EXTRACTED RECORDS:
......

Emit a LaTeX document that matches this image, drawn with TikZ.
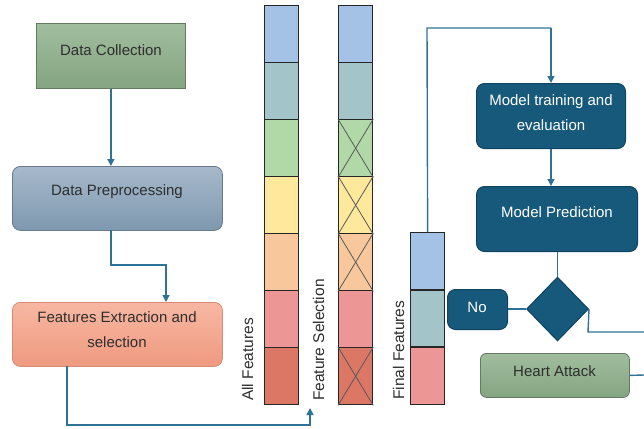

......

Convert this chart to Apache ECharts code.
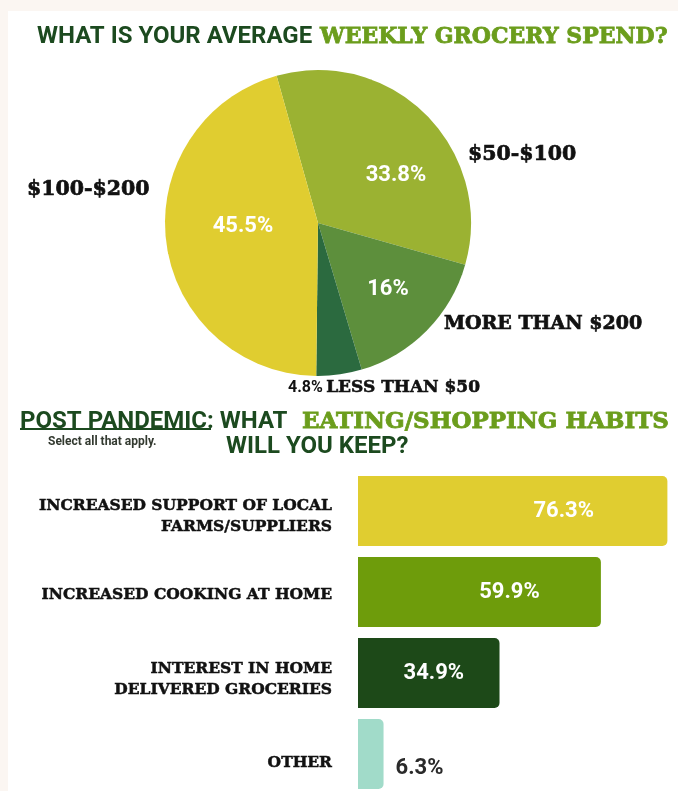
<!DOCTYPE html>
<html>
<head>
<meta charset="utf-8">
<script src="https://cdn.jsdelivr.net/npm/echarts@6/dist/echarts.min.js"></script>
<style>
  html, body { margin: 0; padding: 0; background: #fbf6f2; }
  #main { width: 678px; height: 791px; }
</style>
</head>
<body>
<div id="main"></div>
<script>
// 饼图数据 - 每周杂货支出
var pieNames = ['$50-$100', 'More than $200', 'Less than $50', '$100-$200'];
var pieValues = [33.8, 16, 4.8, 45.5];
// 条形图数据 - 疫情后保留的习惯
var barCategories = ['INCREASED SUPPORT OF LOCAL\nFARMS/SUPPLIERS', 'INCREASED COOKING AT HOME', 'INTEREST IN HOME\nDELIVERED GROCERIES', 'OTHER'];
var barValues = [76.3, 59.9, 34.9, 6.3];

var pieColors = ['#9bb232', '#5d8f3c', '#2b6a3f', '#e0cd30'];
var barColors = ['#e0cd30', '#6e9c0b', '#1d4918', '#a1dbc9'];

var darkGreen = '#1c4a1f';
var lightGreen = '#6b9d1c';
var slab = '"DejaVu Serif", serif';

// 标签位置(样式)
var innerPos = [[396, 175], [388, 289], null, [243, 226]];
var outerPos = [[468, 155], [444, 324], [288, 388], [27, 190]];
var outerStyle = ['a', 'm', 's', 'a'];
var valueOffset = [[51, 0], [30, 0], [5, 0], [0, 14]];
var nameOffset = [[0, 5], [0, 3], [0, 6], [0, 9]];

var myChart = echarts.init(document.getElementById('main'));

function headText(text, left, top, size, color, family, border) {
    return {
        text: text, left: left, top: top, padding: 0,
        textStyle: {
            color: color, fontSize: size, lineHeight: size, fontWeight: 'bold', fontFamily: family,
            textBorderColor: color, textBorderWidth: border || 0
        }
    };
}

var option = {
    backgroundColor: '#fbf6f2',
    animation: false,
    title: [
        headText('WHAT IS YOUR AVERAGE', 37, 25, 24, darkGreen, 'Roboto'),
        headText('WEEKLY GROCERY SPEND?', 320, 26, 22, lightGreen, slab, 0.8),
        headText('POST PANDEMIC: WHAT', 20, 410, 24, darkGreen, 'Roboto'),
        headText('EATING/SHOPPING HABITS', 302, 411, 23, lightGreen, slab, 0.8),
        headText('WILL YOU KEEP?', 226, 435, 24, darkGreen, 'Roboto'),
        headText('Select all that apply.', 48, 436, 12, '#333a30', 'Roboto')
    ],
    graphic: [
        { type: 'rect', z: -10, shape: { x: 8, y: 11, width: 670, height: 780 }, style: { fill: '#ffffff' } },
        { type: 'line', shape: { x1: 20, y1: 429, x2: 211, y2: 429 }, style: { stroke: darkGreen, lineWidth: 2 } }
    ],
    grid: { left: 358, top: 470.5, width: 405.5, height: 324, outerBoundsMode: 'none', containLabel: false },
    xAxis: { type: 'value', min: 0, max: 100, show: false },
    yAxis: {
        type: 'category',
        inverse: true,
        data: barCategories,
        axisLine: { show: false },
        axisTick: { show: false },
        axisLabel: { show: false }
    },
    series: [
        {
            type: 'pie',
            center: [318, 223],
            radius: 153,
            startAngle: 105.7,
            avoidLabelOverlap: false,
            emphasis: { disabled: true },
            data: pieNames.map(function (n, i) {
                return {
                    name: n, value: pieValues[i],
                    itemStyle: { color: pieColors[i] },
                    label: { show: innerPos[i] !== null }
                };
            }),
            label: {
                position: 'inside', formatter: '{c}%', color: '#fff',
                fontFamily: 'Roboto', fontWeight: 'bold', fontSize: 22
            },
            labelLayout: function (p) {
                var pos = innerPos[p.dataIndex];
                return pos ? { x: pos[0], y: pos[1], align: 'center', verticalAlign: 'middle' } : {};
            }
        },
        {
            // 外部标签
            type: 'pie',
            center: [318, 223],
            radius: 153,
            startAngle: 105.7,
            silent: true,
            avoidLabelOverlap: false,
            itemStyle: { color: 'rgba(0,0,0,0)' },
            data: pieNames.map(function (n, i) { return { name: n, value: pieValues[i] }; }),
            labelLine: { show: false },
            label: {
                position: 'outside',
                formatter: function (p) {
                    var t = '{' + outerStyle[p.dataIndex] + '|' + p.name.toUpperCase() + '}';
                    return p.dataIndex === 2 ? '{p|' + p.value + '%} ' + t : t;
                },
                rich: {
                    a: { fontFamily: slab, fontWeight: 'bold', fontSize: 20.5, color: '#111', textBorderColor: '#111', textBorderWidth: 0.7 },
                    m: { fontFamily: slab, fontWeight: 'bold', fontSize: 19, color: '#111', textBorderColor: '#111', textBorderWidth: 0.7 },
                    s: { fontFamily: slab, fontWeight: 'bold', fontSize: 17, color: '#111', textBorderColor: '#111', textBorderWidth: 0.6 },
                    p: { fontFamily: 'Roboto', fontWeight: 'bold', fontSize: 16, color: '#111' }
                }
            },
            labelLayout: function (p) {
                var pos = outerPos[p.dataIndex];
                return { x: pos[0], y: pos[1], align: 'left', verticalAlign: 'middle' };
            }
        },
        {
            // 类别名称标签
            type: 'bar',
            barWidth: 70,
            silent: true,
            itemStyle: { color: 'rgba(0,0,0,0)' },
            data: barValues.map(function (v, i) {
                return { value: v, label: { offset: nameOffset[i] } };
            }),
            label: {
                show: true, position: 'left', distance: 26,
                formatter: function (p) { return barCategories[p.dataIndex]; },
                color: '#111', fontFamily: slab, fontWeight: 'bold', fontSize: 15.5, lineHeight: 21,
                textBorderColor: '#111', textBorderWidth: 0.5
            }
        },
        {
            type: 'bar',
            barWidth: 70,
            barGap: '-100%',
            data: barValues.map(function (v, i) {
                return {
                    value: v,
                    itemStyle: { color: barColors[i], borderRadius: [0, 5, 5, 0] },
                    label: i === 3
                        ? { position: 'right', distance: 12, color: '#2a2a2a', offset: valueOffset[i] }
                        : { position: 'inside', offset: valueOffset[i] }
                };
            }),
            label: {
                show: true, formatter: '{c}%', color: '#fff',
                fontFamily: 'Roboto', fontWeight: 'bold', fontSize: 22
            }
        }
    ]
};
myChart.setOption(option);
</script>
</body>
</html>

......

JOB: Among the records above, locate the line containing "Convert this chart to Apache ECharts code." and the line containing "var barColors = ['#e0cd30', '#6e9c0b', '#1d4918', '#a1dbc9'];", then transcribe exactly the lines starting at the first and ending at the second, with no pictures.

TASK SOLUTION:
Convert this chart to Apache ECharts code.
<!DOCTYPE html>
<html>
<head>
<meta charset="utf-8">
<script src="https://cdn.jsdelivr.net/npm/echarts@6/dist/echarts.min.js"></script>
<style>
  html, body { margin: 0; padding: 0; background: #fbf6f2; }
  #main { width: 678px; height: 791px; }
</style>
</head>
<body>
<div id="main"></div>
<script>
// 饼图数据 - 每周杂货支出
var pieNames = ['$50-$100', 'More than $200', 'Less than $50', '$100-$200'];
var pieValues = [33.8, 16, 4.8, 45.5];
// 条形图数据 - 疫情后保留的习惯
var barCategories = ['INCREASED SUPPORT OF LOCAL\nFARMS/SUPPLIERS', 'INCREASED COOKING AT HOME', 'INTEREST IN HOME\nDELIVERED GROCERIES', 'OTHER'];
var barValues = [76.3, 59.9, 34.9, 6.3];

var pieColors = ['#9bb232', '#5d8f3c', '#2b6a3f', '#e0cd30'];
var barColors = ['#e0cd30', '#6e9c0b', '#1d4918', '#a1dbc9'];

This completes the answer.